The following are from the Washington Post Style Invitational (a weekly
contest for readers). The idea is to redefine words from the dictionary.
Carcinoma--n., a valley in California, notable for its heavy smog.
Esplanade--v., to attempt an explanation while drunk.
Flabbergasted--adj., appalled over how much weight you have gained.
Negligent--adj., describes a condition in which you absentmindedly
answer the door in your nightie.
Lymph--v., to walk with a lisp.
Gargoyle--n., an olive-flavored mouthwash.
Bustard--n., a very rude Metrobus driver.
Nincompoop--n., the military command responsible for battlefield
sanitation.
Coffee--n., a person who is coughed upon.

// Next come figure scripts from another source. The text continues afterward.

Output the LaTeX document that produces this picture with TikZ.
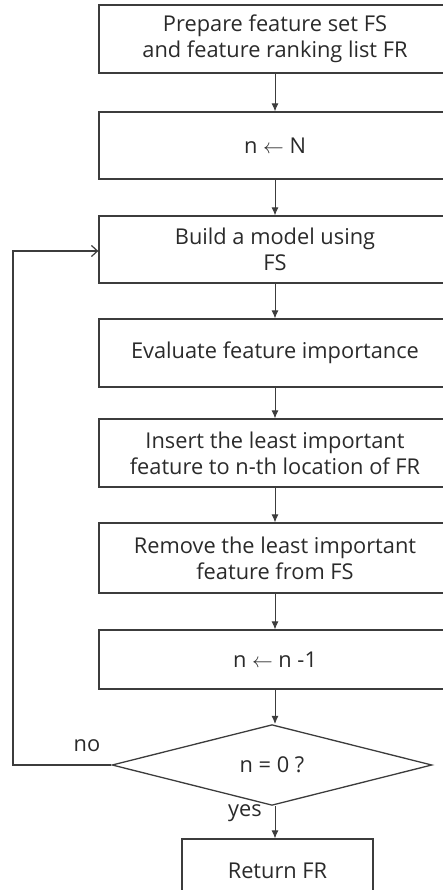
\documentclass[tikz,border=0pt]{standalone}
\usepackage{fontspec}
\setmainfont{Open Sans}
\usetikzlibrary{shapes.geometric,arrows.meta}

\definecolor{linegray}{HTML}{3C3C3C}
\definecolor{textgray}{HTML}{2A2A2A}

\begin{document}
\begin{tikzpicture}[x=1pt,y=-1pt,
		stepbox/.style={draw=linegray,line width=1.3pt,minimum width=352pt,inner sep=0pt,
			align=center,text=textgray,font=\fontsize{21.8}{26}\selectfont},
		decbox/.style={draw=linegray,line width=1.3pt,shape=diamond,minimum width=320pt,
			minimum height=69pt,inner sep=0pt,text=textgray,font=\fontsize{21.8}{26}\selectfont},
		flow/.style={draw=linegray,line width=0.9pt,-{Latex[length=8pt,width=7pt]}},
		back/.style={draw=linegray,line width=1.2pt,-{Straight Barb[length=6pt,width=11pt]}},
		lbl/.style={text=textgray,font=\fontsize{21.8}{26}\selectfont,inner sep=0pt}]
		\useasboundingbox (0,0) rectangle (443,890);
		\clip (0,0) rectangle (443,890);
		
		%steps
		\node[stepbox,minimum height=68pt] (prep) at (275,39) {Prepare feature set FS\\and feature ranking list FR};
		\node[stepbox,minimum height=67pt] (init) at (275,145.5) {n $\leftarrow$ N};
		\node[stepbox,minimum height=67pt] (build) at (275,249.5) {Build a model using\\FS};
		\node[stepbox,minimum height=68pt] (eval) at (275,353) {Evaluate feature importance};
		\node[stepbox,minimum height=68pt] (insert) at (275,453) {Insert the least important\\feature to n-th location of FR};
		\node[stepbox,minimum height=70pt] (remove) at (275,558) {Remove the least important\\feature from FS};
		\node[stepbox,minimum height=59pt] (dec) at (275,659.5) {n $\leftarrow$ n -1};
		
		%test
		\node[decbox] (test) at (272,765) {n = 0 ?};
		\node[stepbox,minimum width=191pt,minimum height=64pt] (ret) at (277.5,871) {Return FR};
		
		%arrows
		\draw[flow] (prep.south) -- (init.north);
		\draw[flow] (init.south) -- (build.north);
		\draw[flow] (build.south) -- (eval.north);
		\draw[flow] (eval.south) -- (insert.north);
		\draw[flow] (insert.south) -- (remove.north);
		\draw[flow] (remove.south) -- (dec.north);
		\draw[flow] (dec.south) -- (dec.south |- test.north);
		\draw[flow] (test.south -| dec.south) -- (dec.south |- ret.north);
		
		%loop back
		\coordinate (turn) at (13,765);
		\draw[back] (test.west) -- (turn) |- ([yshift=-1.5pt]build.west);
		
		%labels
		\node[lbl] (no) at (87,746) {no};
		\node[lbl] (yes) at (245,813) {yes};
		\end{tikzpicture}
\end{document}
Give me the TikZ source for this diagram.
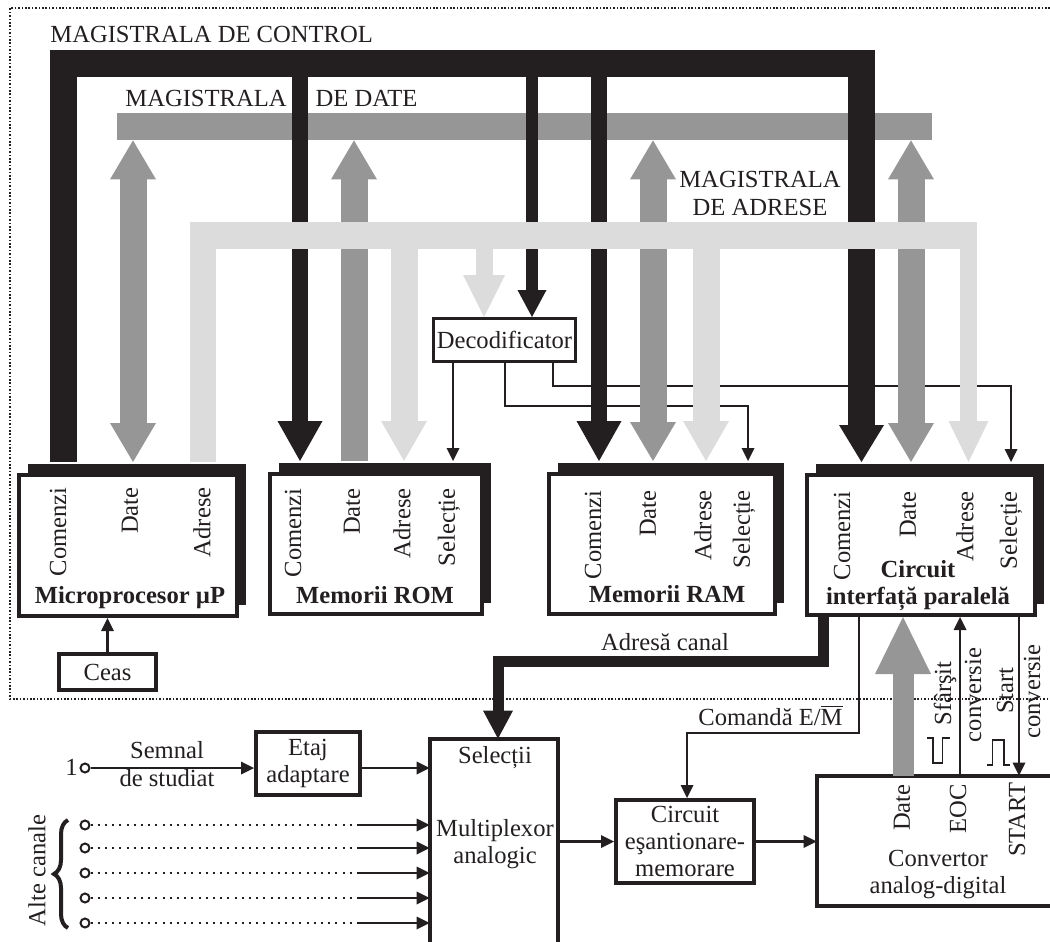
\documentclass[tikz,border=0pt]{standalone}
\usepackage{fontspec}
\setmainfont{Liberation Serif}
\usetikzlibrary{arrows.meta,shadows,calc,decorations.pathreplacing}
\definecolor{ink}{RGB}{35,31,32}
\definecolor{dgray}{RGB}{150,150,150}
\definecolor{lgray}{RGB}{220,220,220}
\tikzset{
  txt/.style={font=\fontsize{12.3}{13.5}\selectfont, inner sep=0pt, text=ink},
  ttl/.style={font=\fontsize{12.3}{13.5}\selectfont\bfseries, inner sep=0pt, text=ink, align=center},
  vlab/.style={txt, rotate=90, anchor=east},
  vtxt/.style={txt, rotate=90},
  unit/.style={draw=ink, line width=2pt, fill=white, inner sep=0pt,
    drop shadow={fill=ink, opacity=1, shadow xshift=4.5pt, shadow yshift=5.5pt}},
  blk/.style={draw=ink, line width=2pt, fill=white, inner sep=0pt, align=center,
    font=\fontsize{12.3}{13.5}\selectfont, text=ink},
  busbar/.style={fill=#1, inner sep=0pt, draw=none},
  wire/.style={draw=ink, line width=1.1pt},
  warr/.style={wire, -{Triangle[length=6.5pt,width=6.5pt,line width=0pt]}},
  circ/.style={circle, draw=ink, line width=1pt, fill=white, minimum size=4.5pt, inner sep=0pt},
  tipD/.style={-{Triangle[length=19.5pt,width=23pt,line width=0pt]}},
  tipDD/.style={{Triangle[length=19.5pt,width=23pt,line width=0pt]}-{Triangle[length=19.5pt,width=23pt,line width=0pt]}},
  tipC/.style={-{Triangle[length=20pt,width=22.5pt,line width=0pt]}},
  tipA/.style={-{Triangle[length=20pt,width=23pt,line width=0pt]}},
}
\begin{document}
\begin{tikzpicture}[x=0.5pt,y=-0.5pt]
\useasboundingbox (0,0) rectangle (1050,942);

% dotted frame of the computer part
\draw[ink, line width=0.85pt, dash pattern=on 0.85pt off 0.85pt] (1050,8) -- (10,8) -- (10,699) -- (1050,699);

% ---------- units with shadow ----------
\node[unit, minimum width=109pt, minimum height=70.5pt] (up) at (128,545.5) {};
\node[unit, minimum width=106pt, minimum height=70pt] (rom) at (376,544) {};
\node[unit, minimum width=113pt, minimum height=70pt] (ram) at (662,544) {};
\node[unit, minimum width=114pt, minimum height=70pt] (io) at (921,545) {};
\path (up.north) ++(0pt,5.5pt) coordinate (upS);
\path (rom.north) ++(0pt,5.5pt) coordinate (romS);
\path (ram.north) ++(0pt,5.5pt) coordinate (ramS);
\path (io.north) ++(0pt,5.5pt) coordinate (ioS);

\node[vlab] at (58,487) {Comenzi};
\node[vlab] at (130,487) {Date};
\node[vlab] at (202,487) {Adrese};
\node[ttl, anchor=base] at (130,603) {Microprocesor µP};

\node[vlab] at (293,488) {Comenzi};
\node[vlab] at (352,488) {Date};
\node[vlab] at (402,488) {Adrese};
\node[vlab] at (449,488) {Selecție};
\node[ttl, anchor=base] at (375,603) {Memorii ROM};

\node[vlab] at (593,490) {Comenzi};
\node[vlab] at (648,490) {Date};
\node[vlab] at (703,490) {Adrese};
\node[vlab] at (744,490) {Selecție};
\node[ttl, anchor=base] at (667,602) {Memorii RAM};

\node[vlab] at (842,491) {Comenzi};
\node[vlab] at (908,491) {Date};
\node[vlab] at (965,491) {Adrese};
\node[vlab] at (1011,491) {Selecție};
\node[ttl] at (918,586) {Circuit\\interfață paralelă};

% ---------- other blocks ----------
\node[blk, line width=1.5pt, minimum width=71pt, minimum height=21.5pt] (dec) at (504.5,340) {Decodificator};
\node[blk, minimum width=48.5pt, minimum height=18pt] (ceas) at (107.5,672) {Ceas};
\node[blk, minimum width=52pt, minimum height=31.5pt] (etaj) at (308,763.5) {Etaj\\adaptare};
\node[blk, minimum width=69pt, minimum height=41.5pt] (cs) at (685,841.5) {Circuit\\eşantionare-\\memorare};
\node[minimum width=64pt, minimum height=101.5pt, inner sep=0pt] (mux) at (494,840.5) {};
\draw[ink, line width=2pt] (mux.south west) -- (mux.north west) -- (mux.north east) -- (mux.south east);
\node[minimum width=116.5pt, minimum height=65pt, inner sep=0pt] (adc) at (933.5,841) {};
\draw[ink, line width=2pt] (adc.north east) -- (adc.north west) -- (adc.south west) -- (adc.south east);

\node[txt, anchor=base] at (495,763) {Selecții};
\node[txt, align=center] at (495,844) {Multiplexor\\analogic};
\node[txt, align=center] at (938,874.5) {Convertor\\analog-digital};
\node[vlab] at (902,784) {Date};
\node[vlab] at (958,784) {EOC};
\node[vlab] at (1017,782) {START};

% ---------- lane coordinates ----------
\coordinate (cbL) at (63.5,63.5);
\coordinate (cbR) at (861.5,63.5);
\coordinate (xUd) at (133,0);
\coordinate (xUa) at (203,0);
\coordinate (xRc) at (300,0);
\coordinate (xRd) at (354,0);
\coordinate (xRa) at (404,0);
\coordinate (xRs) at (453,0);
\coordinate (xDa) at (484,0);
\coordinate (xD2) at (505,0);
\coordinate (xDc) at (532,0);
\coordinate (xD3) at (553,0);
\coordinate (xMc) at (599,0);
\coordinate (xMd) at (653,0);
\coordinate (xMa) at (706,0);
\coordinate (kM) at (748,406);
\coordinate (xId) at (911,0);
\coordinate (xIa) at (968.5,0);
\coordinate (kI) at (1011,386);

% ---------- decoder selection wires (behind the buses) ----------
\draw[warr] (dec.south -| xRs) -- (xRs |- romS);
\draw[warr] (dec.south -| xD2) |- (kM) -- (kM |- ramS);
\draw[warr] (dec.south -| xD3) |- (kI) -- (kI |- ioS);

% ---------- data bus ----------
\node[busbar=dgray, minimum width=407.5pt, minimum height=13.5pt] (db) at (524.5,126.5) {};
\draw[dgray, line width=13.5pt, tipDD] (xUd |- db.south) -- (xUd |- upS);
\draw[dgray, line width=13.5pt, tipD] (xRd |- romS) -- (xRd |- db.south);
\draw[dgray, line width=13.5pt, tipDD] (xMd |- db.south) -- (xMd |- ramS);
\draw[dgray, line width=13.5pt, tipDD] (xId |- db.south) -- (xId |- ioS);

% ---------- control bus ----------
\draw[ink, line width=13.5pt, line join=miter, -{Triangle[length=18.5pt,width=22.5pt,line width=0pt]}]
  (cbL |- upS) -- (cbL) -- (cbR) -- (cbR |- ioS);
\draw[ink, line width=8pt, tipC] (xRc |- cbL) -- (xRc |- romS);
\draw[ink, line width=6pt, -{Triangle[length=13.5pt,width=14.5pt,line width=0pt]}] (xDc |- cbL) -- (xDc |- dec.north);
\draw[ink, line width=8pt, tipC] (xMc |- cbL) -- (xMc |- ramS);

% ---------- address bus ----------
\node[busbar=lgray, minimum width=393.5pt, minimum height=13.5pt] (ab) at (583.5,235.5) {};
\draw[lgray, line width=13pt] (xUa |- ab.center) -- (xUa |- upS);
\draw[lgray, line width=13.5pt, tipA] (xRa |- ab.center) -- (xRa |- romS);
\draw[lgray, line width=8.5pt, -{Triangle[length=21pt,width=21pt,line width=0pt]}] (xDa |- ab.center) -- (xDa |- dec.north);
\draw[lgray, line width=13.5pt, tipA] (xMa |- ab.center) -- (xMa |- ramS);
\draw[lgray, line width=8.5pt, -{Triangle[length=20.5pt,width=20pt,line width=0pt]}] (xIa |- ab.center) -- (xIa |- ioS);

% bus labels
\node[txt, anchor=base west] at (50,42) {MAGISTRALA DE CONTROL};
\node[txt, anchor=base west] at (125,106) {MAGISTRALA\hspace{14.5pt}DE DATE};
\node[txt, align=center, font=\fontsize{12.3}{14}\selectfont] at (760,193) {MAGISTRALA\\DE ADRESE};

% clock
\draw[warr] (ceas.north) -- (ceas.north |- up.south);

% ---------- acquisition part ----------
\coordinate (xAC) at (823.5,0);
\coordinate (kAC) at (498,661.5);
\draw[ink, line width=5.5pt, line join=miter, -{Triangle[length=14pt,width=15pt,line width=0pt]}]
  (io.south -| xAC) |- (kAC) -- (kAC |- mux.north);
\node[txt, anchor=base] at (665,650) {Adresă canal};

\coordinate (xCM) at (859,0);
\coordinate (kCM) at (687,733);
\draw[warr] (io.south -| xCM) |- (kCM) -- (kCM |- cs.north);
\node[txt, anchor=base] at (770.5,725) {Comandă E/$\overline{\hbox{M}}$};

\coordinate (xAd) at (903,0);
\coordinate (xE) at (960,0);
\coordinate (xS) at (1019,0);
\draw[dgray, line width=10.5pt, -{Triangle[length=28.5pt,width=28pt,line width=0pt]}] (adc.north -| xAd) -- (xAd |- io.south);
\draw[warr] (adc.north -| xE) -- (xE |- io.south);
\draw[warr] (io.south -| xS) -- (xS |- adc.north);
\node[vtxt] at (945,693.5) {Sfârşit};
\node[vtxt] at (973,695) {conversie};
\node[vtxt] at (1005,690.5) {Start};
\node[vtxt] at (1032,691.5) {conversie};
\draw[ink, line width=0.9pt] (927,738) -- (933,738) -- (933,763) -- (942.5,763) -- (942.5,738) -- (950,738);
\draw[ink, line width=0.9pt] (987,765) -- (992.5,765) -- (992.5,740) -- (1004,740) -- (1004,765) -- (1010,765);

\draw[warr] (cs.west -| mux.east) -- (cs.west);
\draw[warr] (cs.east) -- (cs.east -| adc.west);

% inputs
\node[circ] (in1) at (85,768) {};
\node[txt, anchor=base east] at (78,775) {1};
\draw[warr] (in1.east) -- (in1 -| etaj.west);
\draw[warr] (in1 -| etaj.east) -- (in1 -| mux.west);
\node[txt, align=center, font=\fontsize{12.3}{14}\selectfont] at (167,764) {Semnal\\de studiat};

\foreach \i/\yy in {1/825,2/848,3/873,4/898,5/923}{
  \node[circ] (ch\i) at (85,\yy) {};
  \coordinate (cd\i) at (358,\yy);
  \draw[ink, line width=1pt, dash pattern=on 1pt off 2.6pt] (ch\i.east) -- (cd\i);
  \draw[warr] (cd\i) -- (cd\i -| mux.west);
}
\draw[ink, line width=2pt, decorate, decoration={brace, amplitude=7pt}] (68,928) -- (68,820);
\node[vtxt] at (37,870.5) {Alte canale};
\end{tikzpicture}
\end{document}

Flatulence--n., the emergency vehicle that picks you up after you are
run over by a steamroller.
Balderdash--n., a rapidly receding hairline.
Mausoleum--n., floor covering used in crypts. Attractive from the top
&
bottom.
Testicle--n., a humorous question to an exam.
Semantics--n., pranks conducted by young men studying for the
priesthood, including such things as gluing together the pages of the
parson's prayerbook just before Vespers.
Rectitude--n., the formal, dignified demeanor assumed by a proctologist
Macadam--n., the first man on Earth, according to the Celtic bible.
Oyster--n., a person who sprinkles his conversation with Yiddish
expressions.
Circumvent--n., the opening in the front of boxer shorts.